James’ older brother Victor also bears witness to the drama and the two decide to run away together, protecting each other for all time, which, in werewolf terms, is hundreds of immortal years. A scene of all the ensuing major wars in history unravels, from the beaches of Normandy to the jungles of Vietnam. James and Victor serve their country in each, but Victor can’t seem to control his bloodthirsty nature or violent tendencies and eventually both brothers find themselves fighting among their own army and being sentenced to execution. But of course, they can’t die.
So Stryker, the government executive who originally collects the country’s mutant forces together for a special projects team, employs them as his right-hand men.
James, always the remorseful werewolf (wolverine, sorry), decides this lifestyle involves too much in the way of murderous, self-serving pursuits so he exiles himself to a quiet life of love and lumber in the Canadian Rockies.

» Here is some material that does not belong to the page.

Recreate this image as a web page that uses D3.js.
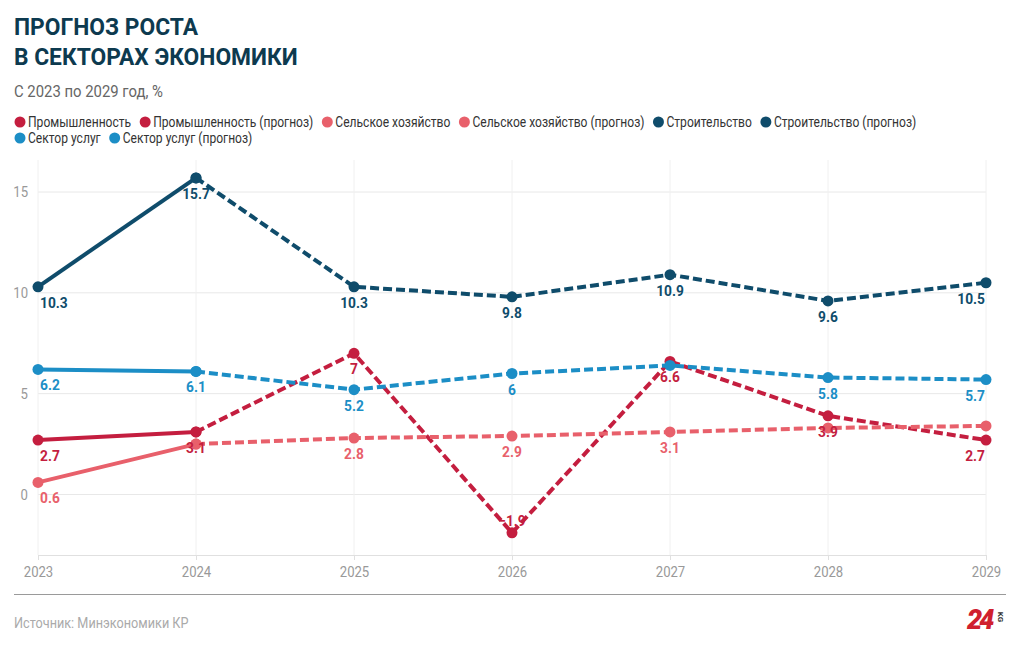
<!DOCTYPE html>
<html><head><meta charset="utf-8">
<script src="https://cdn.jsdelivr.net/npm/d3@7"></script>
<style>body{margin:0;background:#fff;} svg{font-family:Roboto,sans-serif;display:block;}</style>
</head><body><svg id="c" width="1020" height="650"></svg>
<script>
// ---- data ----
const years = [2023, 2024, 2025, 2026, 2027, 2028, 2029];
const seriesNames = ["Промышленность", "Промышленность (прогноз)", "Сельское хозяйство", "Сельское хозяйство (прогноз)", "Строительство", "Строительство (прогноз)", "Сектор услуг", "Сектор услуг (прогноз)"];
const seriesColors = ["#c41e3f", "#c41e3f", "#e8606b", "#e8606b", "#0f4c6b", "#0f4c6b", "#1c8ec6", "#1c8ec6"];
const seriesDashed = [false, true, false, true, false, true, false, true];
const industry = [2.7, 3.1, null, null, null, null, null];
const industryForecast = [null, 3.1, 7, -1.9, 6.6, 3.9, 2.7];
const agriculture = [0.6, 2.5, null, null, null, null, null];
const agricultureForecast = [null, 2.5, 2.8, 2.9, 3.1, 3.3, 3.4];
const construction = [10.3, 15.7, null, null, null, null, null];
const constructionForecast = [null, 15.7, 10.3, 9.8, 10.9, 9.6, 10.5];
const services = [6.2, 6.1, null, null, null, null, null];
const servicesForecast = [null, 6.1, 5.2, 6.0, 6.4, 5.8, 5.7];
const yTicks = [0, 5, 10, 15];
const titleLines = ["ПРОГНОЗ РОСТА", "В СЕКТОРАХ ЭКОНОМИКИ"];
const subtitle = "С 2023 по 2029 год, %";
const source = "Источник: Минэкономики КР";

const seriesValues = [industry, industryForecast, agriculture, agricultureForecast, construction, constructionForecast, services, servicesForecast];

// ---- layout ----
const COND = 0.875; // emulate condensed face
const svg = d3.select("#c");
const plotLeft = 38, plotRight = 986, plotTop = 160, plotBottom = 555;

svg.append("g").selectAll("text").data(titleLines).join("text")
  .attr("transform", (d, i) => `translate(14,${35 + i * 30}) scale(0.97,1)`)
  .attr("fill", "#0d3a4f").attr("font-size", 23.5).attr("font-weight", 700)
  .text(d => d);
svg.append("text").attr("transform", `translate(14,97) scale(${COND},1)`).attr("fill", "#666")
  .attr("font-size", 17).text(subtitle);

// legend
const legend = svg.append("g");
let lx = 15, ly = 122;
seriesNames.forEach((name, i) => {
  const g = legend.append("g");
  g.append("circle").attr("r", 5.5).attr("fill", seriesColors[i]);
  const t = g.append("text").attr("transform", `translate(8,0) scale(${COND},1)`).attr("dy", "0.35em")
    .attr("font-size", 13.8).attr("fill", "#333").text(name);
  const w = 8 + t.node().getComputedTextLength() * COND;
  if (lx + 5 + w > 1005) { lx = 15; ly += 16; }
  g.attr("transform", `translate(${lx + 5},${ly})`);
  lx += 5 + w + 9;
});

const x = d3.scalePoint().domain(years).range([plotLeft, plotRight]);
const y = d3.scaleLinear().domain([-3, 15]).range([plotBottom, 192]);

// grid
const grid = svg.append("g");
grid.selectAll("line.h").data(yTicks).join("line").attr("class", "h")
  .attr("x1", plotLeft).attr("x2", plotRight).attr("y1", d => y(d)).attr("y2", d => y(d))
  .attr("stroke", "#e8e8e8").attr("stroke-width", 1);
grid.selectAll("line.v").data(years).join("line").attr("class", "v")
  .attr("x1", d => x(d)).attr("x2", d => x(d)).attr("y1", plotTop).attr("y2", plotBottom)
  .attr("stroke", "#f0f0f0").attr("stroke-width", 1);

// y axis
const yAxis = svg.append("g").attr("transform", `translate(${plotLeft - 10},0)`)
  .call(d3.axisLeft(y).tickValues(yTicks).tickSize(0).tickFormat(d3.format("d")));
yAxis.select(".domain").remove();
yAxis.selectAll("text").attr("font-family", "Roboto").attr("font-size", 15).attr("fill", "#999")
  .attr("x", 0).attr("transform", `scale(${COND},1)`);

// x axis
const xAxis = svg.append("g").attr("transform", `translate(0,${plotBottom})`)
  .call(d3.axisBottom(x).tickSize(5).tickPadding(6));
xAxis.select(".domain").attr("stroke", "#e0e0e0");
xAxis.selectAll("line").attr("stroke", "#e0e0e0");
xAxis.selectAll("text").attr("font-family", "Roboto").attr("font-size", 15).attr("fill", "#999")
  .attr("transform", `scale(${COND},1)`);

// series
const line = d3.line().defined(d => d.v !== null).x(d => x(d.year)).y(d => y(d.v));
const seriesG = svg.append("g");
const placed = [];
const labelsToDraw = [];
seriesValues.forEach((vals, si) => {
  const pts = years.map((yr, i) => ({ year: yr, v: vals[i] }));
  const g = seriesG.append("g");
  g.append("path").datum(pts).attr("d", line).attr("fill", "none")
    .attr("stroke", seriesColors[si]).attr("stroke-width", 4)
    .attr("stroke-dasharray", seriesDashed[si] ? "9,4" : null);
  g.selectAll("circle").data(pts.filter(d => d.v !== null)).join("circle")
    .attr("cx", d => x(d.year)).attr("cy", d => y(d.v)).attr("r", 5.5).attr("fill", seriesColors[si]);
  pts.filter(d => d.v !== null).forEach(d => labelsToDraw.push({ si, d }));
});

// data labels with collision removal
const labelG = svg.append("g");
labelsToDraw.forEach(({ si, d }) => {
  const px = x(d.year), py = y(d.v);
  const t = labelG.append("text").attr("font-size", 14.5).attr("font-weight", 700)
    .attr("fill", seriesColors[si]).attr("text-anchor", "middle").text(d3.format("")(d.v));
  const w = t.node().getComputedTextLength() * 0.95;
  let cx = px;
  if (cx - w / 2 < plotLeft + 2) cx = plotLeft + 2 + w / 2;
  if (cx + w / 2 > plotRight - 1) cx = plotRight - 1 - w / 2;
  let base = py + 21;
  if (base + 3 > plotBottom) base = py - 7;
  const box = { x0: cx - w / 2, x1: cx + w / 2, y0: base - 13, y1: base + 3 };
  const hit = placed.some(b => b.x0 < box.x1 && box.x0 < b.x1 && b.y0 < box.y1 && box.y0 < b.y1);
  if (hit) { t.remove(); return; }
  placed.push(box);
  t.attr("transform", `translate(${cx},${base}) scale(0.95,1)`);
});

// footer
svg.append("line").attr("x1", 14).attr("x2", 1006).attr("y1", 594.5).attr("y2", 594.5)
  .attr("stroke", "#9a9a9a").attr("stroke-width", 1);
svg.append("text").attr("transform", `translate(14,628) scale(${COND},1)`).attr("font-size", 14.5)
  .attr("fill", "#aaa").text(source);
const logo = svg.append("g").attr("transform", "translate(967,629)");
logo.append("text").attr("font-size", 27).attr("font-weight", 900).attr("font-style", "italic")
  .attr("letter-spacing", -3).attr("fill", "#d0202e").text("24");
logo.append("text").attr("transform", "translate(31,-12) rotate(90)").attr("font-size", 8)
  .attr("font-weight", 700).attr("fill", "#333").attr("text-anchor", "middle").text("KG");
</script></body></html>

The dialogue is weak, if not almost funny in its convention at times (ie: confrontations that begin with “Well, well well, if it isn’t …”), but the action is exciting, the characters, though undeveloped, are interesting in their status as people trying to live normal lives with freakish “talents” like turning on light bulbs with their minds and vanishing at will.
Though simple and in many ways cliche, some scenes ” crumbling buildings and unlikely martyrs that leave us believing an X-Men No. 5 is on the way ” have a desolate beauty about them. They help you understand the emotional tug on the imagination that makes those comic book worlds so appealing.